DESCRIPTION OF THE TASK :: Gather from the listing below each line that includes the word "Emit", and copy it.
......
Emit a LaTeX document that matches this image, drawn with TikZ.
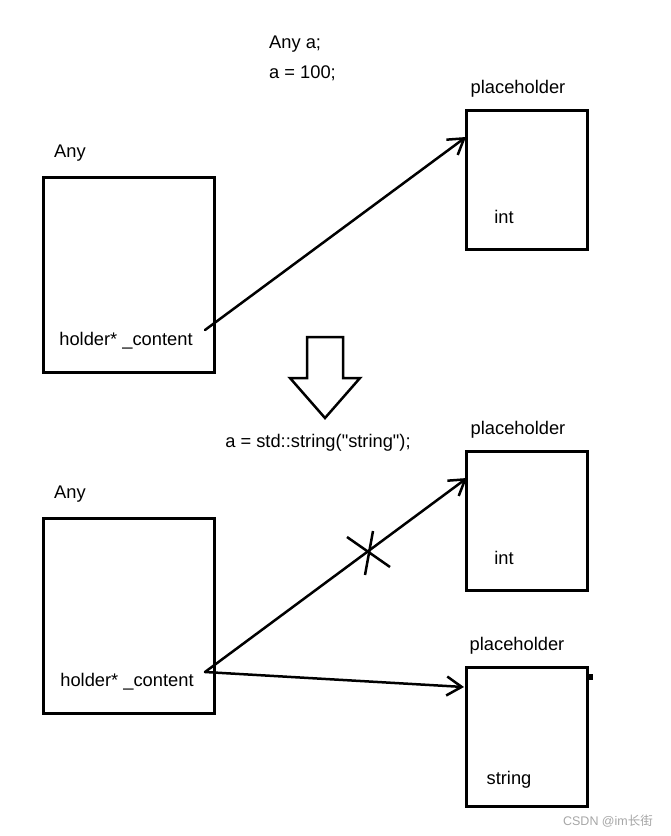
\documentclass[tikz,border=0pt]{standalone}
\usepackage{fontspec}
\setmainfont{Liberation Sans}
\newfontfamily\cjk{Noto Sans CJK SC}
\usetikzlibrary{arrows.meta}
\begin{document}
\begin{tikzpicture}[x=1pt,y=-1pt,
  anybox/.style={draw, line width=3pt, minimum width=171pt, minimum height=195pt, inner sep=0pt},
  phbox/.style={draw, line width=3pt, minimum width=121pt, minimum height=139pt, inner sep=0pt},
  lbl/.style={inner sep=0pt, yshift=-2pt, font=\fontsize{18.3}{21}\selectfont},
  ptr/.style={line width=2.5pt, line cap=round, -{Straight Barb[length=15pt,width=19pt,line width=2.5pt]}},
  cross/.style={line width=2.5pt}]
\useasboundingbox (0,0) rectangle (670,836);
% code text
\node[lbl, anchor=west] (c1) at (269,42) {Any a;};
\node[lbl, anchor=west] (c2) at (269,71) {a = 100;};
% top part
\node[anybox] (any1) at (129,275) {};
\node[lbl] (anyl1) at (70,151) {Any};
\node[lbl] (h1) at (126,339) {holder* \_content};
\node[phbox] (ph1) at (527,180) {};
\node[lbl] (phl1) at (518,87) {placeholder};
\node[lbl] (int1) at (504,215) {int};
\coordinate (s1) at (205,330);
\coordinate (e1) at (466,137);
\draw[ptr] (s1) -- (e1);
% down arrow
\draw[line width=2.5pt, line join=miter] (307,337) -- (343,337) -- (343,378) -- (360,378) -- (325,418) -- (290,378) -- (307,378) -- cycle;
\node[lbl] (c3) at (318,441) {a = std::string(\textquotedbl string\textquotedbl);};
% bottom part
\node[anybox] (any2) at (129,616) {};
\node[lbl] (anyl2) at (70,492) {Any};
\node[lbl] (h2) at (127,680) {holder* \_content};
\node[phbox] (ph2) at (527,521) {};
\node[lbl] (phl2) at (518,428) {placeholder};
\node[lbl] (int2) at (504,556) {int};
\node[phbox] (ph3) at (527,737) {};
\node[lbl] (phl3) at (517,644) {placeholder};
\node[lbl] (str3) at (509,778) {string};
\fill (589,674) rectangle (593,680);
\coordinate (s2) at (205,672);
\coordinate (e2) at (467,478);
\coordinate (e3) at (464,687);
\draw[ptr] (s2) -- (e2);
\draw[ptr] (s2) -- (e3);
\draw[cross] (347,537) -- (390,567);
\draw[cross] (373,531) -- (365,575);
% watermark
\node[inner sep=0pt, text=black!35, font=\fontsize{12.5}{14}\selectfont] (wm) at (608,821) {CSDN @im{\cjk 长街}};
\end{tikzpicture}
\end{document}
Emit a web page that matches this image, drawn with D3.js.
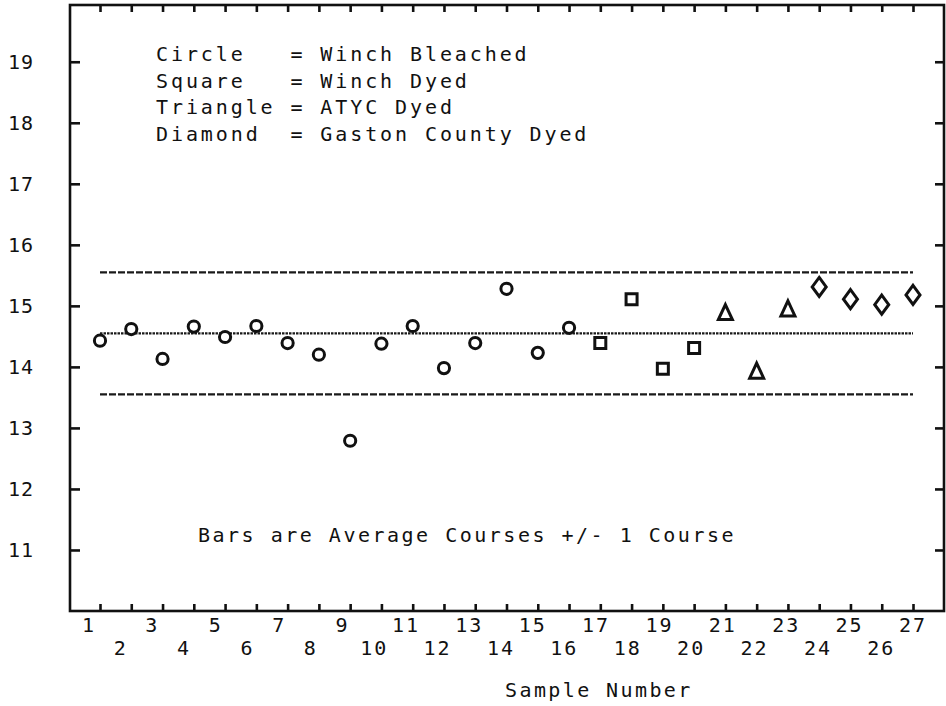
......
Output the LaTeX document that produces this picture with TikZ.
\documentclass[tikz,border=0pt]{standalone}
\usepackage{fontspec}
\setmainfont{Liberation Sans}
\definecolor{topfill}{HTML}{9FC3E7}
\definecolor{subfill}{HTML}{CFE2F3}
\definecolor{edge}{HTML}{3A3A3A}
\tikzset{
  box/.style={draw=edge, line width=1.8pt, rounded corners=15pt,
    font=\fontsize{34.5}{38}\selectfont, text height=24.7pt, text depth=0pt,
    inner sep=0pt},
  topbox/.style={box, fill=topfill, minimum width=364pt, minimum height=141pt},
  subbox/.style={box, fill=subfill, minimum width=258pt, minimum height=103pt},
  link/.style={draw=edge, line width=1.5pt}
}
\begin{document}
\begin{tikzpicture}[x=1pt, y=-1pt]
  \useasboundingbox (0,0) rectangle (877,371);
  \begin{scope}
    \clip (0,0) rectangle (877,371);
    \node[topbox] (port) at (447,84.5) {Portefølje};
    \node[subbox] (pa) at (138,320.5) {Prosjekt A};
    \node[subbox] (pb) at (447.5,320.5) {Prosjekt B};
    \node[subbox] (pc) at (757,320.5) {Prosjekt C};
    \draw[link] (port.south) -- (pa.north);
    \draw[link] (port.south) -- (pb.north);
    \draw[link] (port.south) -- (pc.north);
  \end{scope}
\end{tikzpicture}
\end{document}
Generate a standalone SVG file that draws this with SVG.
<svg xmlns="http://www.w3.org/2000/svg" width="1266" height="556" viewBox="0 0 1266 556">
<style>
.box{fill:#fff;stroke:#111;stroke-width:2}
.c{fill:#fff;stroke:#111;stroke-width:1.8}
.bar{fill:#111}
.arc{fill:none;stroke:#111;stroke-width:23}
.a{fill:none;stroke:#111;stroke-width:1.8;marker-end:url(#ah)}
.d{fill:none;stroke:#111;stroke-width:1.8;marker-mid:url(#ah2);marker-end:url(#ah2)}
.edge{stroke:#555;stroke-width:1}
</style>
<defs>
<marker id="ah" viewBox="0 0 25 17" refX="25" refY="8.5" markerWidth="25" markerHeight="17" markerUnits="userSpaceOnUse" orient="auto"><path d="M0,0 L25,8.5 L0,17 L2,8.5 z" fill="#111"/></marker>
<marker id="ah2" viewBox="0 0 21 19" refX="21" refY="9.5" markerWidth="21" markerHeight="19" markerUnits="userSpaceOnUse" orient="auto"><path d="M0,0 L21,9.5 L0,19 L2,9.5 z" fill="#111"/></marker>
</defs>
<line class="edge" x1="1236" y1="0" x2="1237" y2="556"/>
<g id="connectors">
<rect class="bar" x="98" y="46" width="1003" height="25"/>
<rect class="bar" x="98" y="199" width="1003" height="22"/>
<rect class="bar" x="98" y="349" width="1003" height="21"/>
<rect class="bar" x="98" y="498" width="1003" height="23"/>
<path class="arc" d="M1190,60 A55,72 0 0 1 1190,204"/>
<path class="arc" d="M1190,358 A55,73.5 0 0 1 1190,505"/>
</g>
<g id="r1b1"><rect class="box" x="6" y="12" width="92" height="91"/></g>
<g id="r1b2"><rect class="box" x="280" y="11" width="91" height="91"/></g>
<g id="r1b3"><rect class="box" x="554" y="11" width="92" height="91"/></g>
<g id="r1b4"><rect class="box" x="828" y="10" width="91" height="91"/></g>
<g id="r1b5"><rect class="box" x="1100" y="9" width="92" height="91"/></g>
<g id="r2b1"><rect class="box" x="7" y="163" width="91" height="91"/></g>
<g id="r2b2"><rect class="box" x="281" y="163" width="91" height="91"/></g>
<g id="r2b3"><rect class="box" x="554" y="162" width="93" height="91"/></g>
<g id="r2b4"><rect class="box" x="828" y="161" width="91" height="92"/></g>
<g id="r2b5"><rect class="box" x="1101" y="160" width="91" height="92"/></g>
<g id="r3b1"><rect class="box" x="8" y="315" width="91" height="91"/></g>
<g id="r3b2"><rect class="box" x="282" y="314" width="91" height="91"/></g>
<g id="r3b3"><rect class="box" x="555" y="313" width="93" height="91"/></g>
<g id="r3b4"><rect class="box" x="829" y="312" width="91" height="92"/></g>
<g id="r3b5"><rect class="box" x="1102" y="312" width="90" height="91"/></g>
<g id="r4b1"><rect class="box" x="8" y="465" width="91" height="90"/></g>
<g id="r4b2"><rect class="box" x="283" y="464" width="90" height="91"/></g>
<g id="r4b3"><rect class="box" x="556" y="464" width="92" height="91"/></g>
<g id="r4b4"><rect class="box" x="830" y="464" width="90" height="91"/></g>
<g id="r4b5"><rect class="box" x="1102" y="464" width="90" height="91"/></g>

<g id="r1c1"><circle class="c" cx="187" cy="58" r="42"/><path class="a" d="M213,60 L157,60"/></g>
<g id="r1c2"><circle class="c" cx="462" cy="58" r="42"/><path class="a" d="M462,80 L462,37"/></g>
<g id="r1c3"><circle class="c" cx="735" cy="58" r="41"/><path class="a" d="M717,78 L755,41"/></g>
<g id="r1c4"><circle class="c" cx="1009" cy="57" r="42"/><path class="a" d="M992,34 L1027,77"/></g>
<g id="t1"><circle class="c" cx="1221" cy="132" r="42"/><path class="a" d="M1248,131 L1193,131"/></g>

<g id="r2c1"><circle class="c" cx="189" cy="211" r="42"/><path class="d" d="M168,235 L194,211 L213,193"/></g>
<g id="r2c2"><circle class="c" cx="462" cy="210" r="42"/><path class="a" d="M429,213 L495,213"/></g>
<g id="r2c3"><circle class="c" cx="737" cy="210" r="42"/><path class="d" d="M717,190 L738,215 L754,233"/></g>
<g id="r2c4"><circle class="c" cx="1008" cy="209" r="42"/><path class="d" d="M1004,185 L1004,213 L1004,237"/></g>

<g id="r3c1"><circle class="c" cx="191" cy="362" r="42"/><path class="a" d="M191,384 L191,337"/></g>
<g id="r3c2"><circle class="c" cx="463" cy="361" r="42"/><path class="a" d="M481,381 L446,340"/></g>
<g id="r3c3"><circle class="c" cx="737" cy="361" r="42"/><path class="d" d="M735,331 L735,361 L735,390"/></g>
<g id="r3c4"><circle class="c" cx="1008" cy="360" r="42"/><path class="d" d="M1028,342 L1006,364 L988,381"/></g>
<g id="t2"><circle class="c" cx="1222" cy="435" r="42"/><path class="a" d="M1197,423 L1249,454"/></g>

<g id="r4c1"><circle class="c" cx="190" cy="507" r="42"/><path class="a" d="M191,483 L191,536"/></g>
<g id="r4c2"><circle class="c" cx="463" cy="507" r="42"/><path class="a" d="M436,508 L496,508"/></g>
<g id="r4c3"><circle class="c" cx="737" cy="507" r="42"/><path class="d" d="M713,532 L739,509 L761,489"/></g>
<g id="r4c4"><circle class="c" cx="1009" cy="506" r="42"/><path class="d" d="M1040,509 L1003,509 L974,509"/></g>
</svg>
......
IN RESPONSE ::
Emit a LaTeX document that matches this image, drawn with TikZ.
Emit a web page that matches this image, drawn with D3.js.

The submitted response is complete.